Secondly, regarding the performance of MACCA in different environments, we provide detailed data in the paper to prove its efficacy. Here, we summarize the results in the table above, including the average percentage improvement of all MACCA-based methods in these three environments. According to the results presented in our paper, MACCA-based algorithms consistently meet or exceed SOTA performance in all test environments and maps. This is demonstrated by the bold entries in Tables 1 and 2, which highlight the best performance in the experiments.
> **Weakness 4**: The code for the proposed method is not included in the submission. The disclosed information about the hyper-parameters and environmental settings is limited.
**Answer W4:** We appreciate your feedback. The description of hyperparameters is in Appendix D, including the model structure and specific hyperparameters. The environment settings are in Appendix C, including the configuration and data set generation methods of three different environments. Also, to enhance clarity and reproducibility, we have uploaded the code for our proposed method to an anonymous repository, accessible at: https://anonymous.4open.science/r/MACCA_ICLR/.
> **Question 1** In Section 4.1, are the masks in the expression for the reward learned or manually set?
**Answer Q1:** The causal masks are learnable and predicted by networks, enjoying the advantage of addressing complex dynamic settings in MARL, described in equation 3, Section 4.2.
> **Question 2** There is a long and confusing sentence in Section 4.2: "Its primary objective is to ... reduce the number of features that a given depends on, ... mitigates the risk of overfitting." What does "reduce the number of features that a given depends on" mean?
**Answer Q2:** We will clarify this in the future version: the $L_{\mathrm{reg}}$ can reduce the difficulty of estimation of the reward function since it can clear the redundant features during training by reducing the sparsity of the causal structure $\mathcal{S}_{s r}$ and $\mathcal{S}_{a r}$ (defined in Section 5.3), in order to mitigate the risk of overfitting.
> **Question 3** Is the hyper-parameter $h$ learned?
**Answer Q3:** No, the design specifics of hyperparameter $h$ is elaborated in Section 4.3 Individual Rewards Assignment, and the value of $h$ is also elaborately in appendix D.3 table A2, we set $h$ in all environments to 0.1.

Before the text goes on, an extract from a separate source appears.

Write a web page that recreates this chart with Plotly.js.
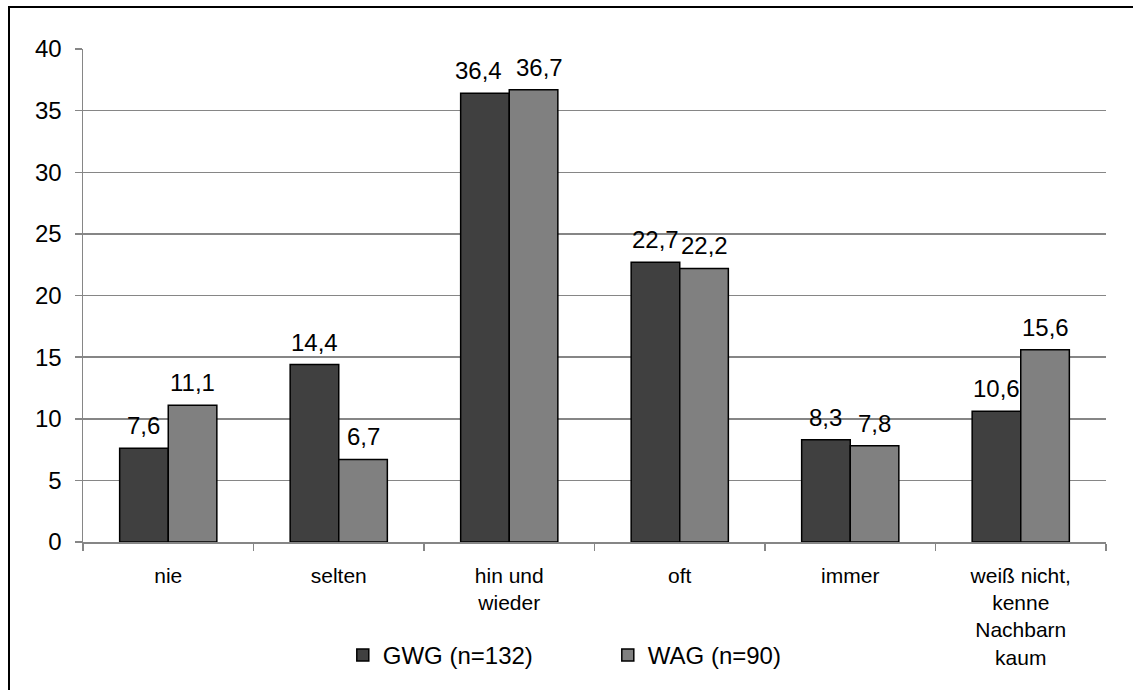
<!DOCTYPE html>
<html>
<head>
<meta charset="utf-8">
<script src="https://cdn.plot.ly/plotly-3.0.1.min.js"></script>
<style>
  html, body { margin: 0; padding: 0; background: #fff; overflow: hidden; }
  #wrap { position: relative; width: 1133px; height: 690px; }
  #chart { position: absolute; left: 0; top: 0; width: 1133px; height: 690px; }
  #frame { position: absolute; left: 8px; top: 6px; width: 1200px; height: 800px;
           border-left: 2px solid #000; border-top: 2px solid #000; pointer-events: none; }
</style>
</head>
<body>
<div id="wrap">
  <div id="chart"></div>
  <div id="frame"></div>
</div>
<script>
// Wie oft helfen Sie Ihren Nachbarn? (Anteile in %)
const categories = ['nie', 'selten', 'hin und<br>wieder', 'oft', 'immer',
                    'weiß nicht,<br>kenne<br>Nachbarn<br>kaum'];
const gwgValues = [7.6, 14.4, 36.4, 22.7, 8.3, 10.6];
const wagValues = [11.1, 6.7, 36.7, 22.2, 7.8, 15.6];
const seriesNames = ['GWG (n=132)', 'WAG (n=90)'];
const yTicks = [0, 5, 10, 15, 20, 25, 30, 35, 40];

const fmt = v => v.toFixed(1).replace('.', ',');
const font = 'Liberation Sans, Arial, sans-serif';
const FS = 24;
const BARGAP = 0.43;

function barTrace(name, values, color) {
  return {
    type: 'bar',
    name: name,
    x: categories.map((_, i) => i),
    y: values,
    marker: { color: color, line: { color: '#000', width: 1.5 } },
    hoverinfo: 'skip'
  };
}

const data = [
  barTrace(seriesNames[0], gwgValues, '#404040'),
  barTrace(seriesNames[1], wagValues, '#808080')
];

// value labels above each bar, centred on the bar within its group;
// labels of nearly equal neighbours are nudged apart so they don't touch
const half = (1 - BARGAP) / 4;
const annotations = [];
[[gwgValues, wagValues, -half, -1], [wagValues, gwgValues, half, 1]].forEach(([vals, other, off, dir]) => {
  vals.forEach((v, i) => {
    const crowded = Math.abs(v - other[i]) < 0.4;
    annotations.push({
      xref: 'x', yref: 'y', x: i + off, y: v,
      text: fmt(v), showarrow: false,
      xanchor: 'center', yanchor: 'bottom', yshift: 7,
      xshift: crowded ? dir * 6 : 0,
      font: { family: font, size: FS, color: '#000' }
    });
  });
});

const layout = {
  width: 1133,
  height: 690,
  margin: { l: 83, r: 27, t: 49, b: 146 },
  paper_bgcolor: '#fff',
  plot_bgcolor: '#fff',
  font: { family: font, size: FS, color: '#000' },
  barmode: 'group',
  bargap: BARGAP,
  bargroupgap: 0,
  showlegend: true,
  legend: {
    orientation: 'h',
    x: 0.513, xanchor: 'center',
    y: -0.23, yanchor: 'middle',
    entrywidth: 220,
    entrywidthmode: 'pixels',
    font: { family: font, size: FS, color: '#000' },
    itemclick: false
  },
  annotations: annotations,
  xaxis: {
    type: 'linear',
    range: [-0.5, categories.length - 0.5],
    tickvals: categories.map((_, i) => i),
    ticktext: categories,
    ticks: '',
    showline: true,
    linecolor: '#868686',
    linewidth: 1.5,
    showgrid: false,
    zeroline: false,
    tickfont: { family: font, size: 21, color: '#000' },
    ticklabelstandoff: 14,
    fixedrange: true,
    minor: {
      tickvals: categories.map((_, i) => i - 0.5).concat([categories.length - 0.5]),
      ticks: 'outside', ticklen: 7, tickcolor: '#868686', tickwidth: 1.5, showgrid: false
    }
  },
  yaxis: {
    range: [0, 40],
    tickvals: yTicks,
    ticktext: yTicks.map(String),
    ticks: 'outside',
    ticklen: 7,
    tickcolor: '#868686',
    tickwidth: 1.5,
    showline: true,
    linecolor: '#868686',
    linewidth: 1.5,
    showgrid: true,
    gridcolor: '#868686',
    gridwidth: 1.5,
    zeroline: false,
    tickfont: { family: font, size: FS, color: '#000' },
    ticklabelstandoff: 8,
    fixedrange: true
  }
};

Plotly.newPlot('chart', data, layout, { displayModeBar: false, staticPlot: true });
</script>
</body>
</html>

> **Question 4** Can you mention how many independent tasks do the Multi-agent Particle Environment and the Multi-agent MuJoCo have, respectively?
**Answer Q4:** Yes, as described in Appendix C, there are three scenarios (PP,CN and World) in the Multi-agent Particle Environment and one scenario (Half-Cheetah) in Multi-agent MuJoCo.

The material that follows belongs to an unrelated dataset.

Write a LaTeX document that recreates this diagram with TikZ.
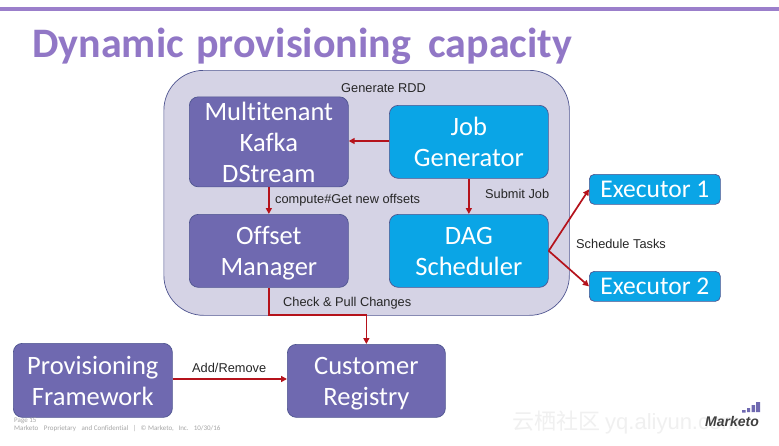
\documentclass[tikz,border=0pt]{standalone}
\usepackage{fontspec}
\setmainfont[Ligatures=CommonOff]{Carlito}
\newfontfamily\arialf{Liberation Sans}
\newfontfamily\cjkf{Noto Sans CJK SC}
\usetikzlibrary{arrows.meta}
\definecolor{barpurple}{HTML}{9B7FCB}
\definecolor{boxpurple}{HTML}{6F69B0}
\definecolor{boxline}{HTML}{4F5590}
\definecolor{boxblue}{HTML}{0AA5E6}
\definecolor{panel}{HTML}{D5D3E5}
\definecolor{redline}{HTML}{B5121B}
\definecolor{titlecol}{HTML}{9177C6}
\newcommand{\st}{\rule[-6.3pt]{0pt}{31pt}}
\tikzset{
 x=1pt,y=-1pt,
 boxbase/.style={draw=boxline,line width=0.7pt,rounded corners=9pt,inner sep=0pt,anchor=north west,text=white,align=center,font=\fontsize{26.5}{31}\selectfont},
 purplebox/.style={boxbase,fill=boxpurple},
 bluebox/.style={boxbase,fill=boxblue},
 execbox/.style={boxbase,fill=boxblue,rounded corners=5pt,font=\fontsize{25.5}{31}\selectfont},
 conn/.style={draw=redline,line width=1.7pt,-{Triangle[length=6pt,width=6pt]}},
 lab/.style={font=\arialf\fontsize{12.8}{14}\selectfont,text=black!85,inner sep=0pt,anchor=west},
 foot/.style={font=\fontsize{7}{8}\selectfont,text=black!35,inner sep=0pt,anchor=west},
}
\begin{document}
\begin{tikzpicture}
\useasboundingbox (0,0) rectangle (779,445);
\fill[white] (0,0) rectangle (779,445);
\fill[barpurple] (0,7) rectangle (779,10.5);
\node[inner sep=0pt,anchor=west,text=titlecol,font=\bfseries\fontsize{42}{48}\selectfont] (title) at (32,46) {Dynamic\hspace{3pt} provisioning\hspace{8pt} capacity};
\node[draw=boxline,line width=0.7pt,fill=panel,rounded corners=40pt,minimum width=405.5pt,minimum height=245pt,inner sep=0pt,anchor=north west] (outer) at (163.5,70) {};
\node[purplebox,minimum width=159pt,inner ysep=-1.5pt] (kafka) at (189,96.5) {\st Multitenant\\\st Kafka\\\st DStream};
\node[bluebox,minimum width=159pt,minimum height=73pt] (job) at (389,105) {\st Job\\\st Generator};
\node[purplebox,minimum width=159pt,minimum height=73pt] (offset) at (189,214) {\st Offset\\\st Manager};
\node[bluebox,minimum width=159pt,minimum height=73pt] (dag) at (389,214) {\st DAG\\\st Scheduler};
\node[execbox,minimum width=131pt,minimum height=30pt] (ex1) at (589,174) {Executor 1};
\node[execbox,minimum width=131pt,minimum height=30pt] (ex2) at (589,271) {Executor 2};
\node[purplebox,minimum width=158pt,minimum height=73pt] (reg) at (287,344) {\st Customer\\\st Registry};
\node[purplebox,minimum width=159pt,minimum height=74pt] (prov) at (13,343) {\st Provisioning\\\st Framework};
\node[lab] (l1) at (341,88) {Generate RDD};
\node[lab] (l2) at (275,200.5) {compute\#Get new offsets};
\node[lab] (l3) at (485,193.5) {Submit Job};
\node[lab] (l4) at (576,243.5) {Schedule Tasks};
\node[lab] (l5) at (283,303.5) {Check \& Pull Changes};
\node[lab] (l6) at (192,368) {Add/Remove};
\coordinate (bend1) at (offset.south |- 0,315);
\coordinate (bend2) at (reg.north |- 0,315);
\draw[conn] (job.west |- 0,141) -- (kafka.east |- 0,141);
\draw[conn] (kafka.south) -- (offset.north);
\draw[conn] (job.south) -- (dag.north);
\draw[conn] (dag.east) -- (ex1.west);
\draw[conn] (dag.east) -- (ex2.west);
\draw[conn] (offset.south) -- (bend1) -- (bend2) -- (reg.north);
\draw[conn] (prov.east |- 0,379) -- (reg.west |- 0,379);
\node[foot] (f1) at (14,421) {Page 15};
\node[foot] (f2) at (14,428.5) {Marketo\hspace{4pt} Proprietary\hspace{4pt} and Confidential\hspace{3pt} |\hspace{3pt} © Marketo,\hspace{3pt} Inc.\hspace{3pt} 10/30/16};
\node[inner sep=0pt,anchor=west,text=black!6,font=\fontsize{22}{26}\selectfont] (wm) at (512,423) {{\cjkf 云栖社区} {\arialf yq.aliyun.com}};
\fill[boxpurple] (742,412.5) rectangle (745.5,410)
 (747,412) rectangle (750,408)
 (751.5,412) rectangle (755,405)
 (756,412) rectangle (760,402);
\node[inner sep=0pt,anchor=west,text=black!75,font=\arialf\bfseries\itshape\fontsize{14}{16}\selectfont] (logo) at (705,421.5) {Marketo};
\end{tikzpicture}
\end{document}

> **Question 5** In Section 5.3 you mentioned that "It is important to note that our method is not highly sensitive to the hyperparameters despite using them to control the learned causal structure." Can you justify this argument?
**Answer Q5:** Thank you for the question. To investigate the impact of the hyperparameters, we refer to the results presented in Section 5.3 Table 4. This ablation study discusses how different values of \(\lambda_1\) affect the sparsity of the learned causal structure. The results indicate that while varying $\lambda_1$ leads to changes in the sparsity of the causal structure, the impact on the convergence of policy learning is relatively minimal.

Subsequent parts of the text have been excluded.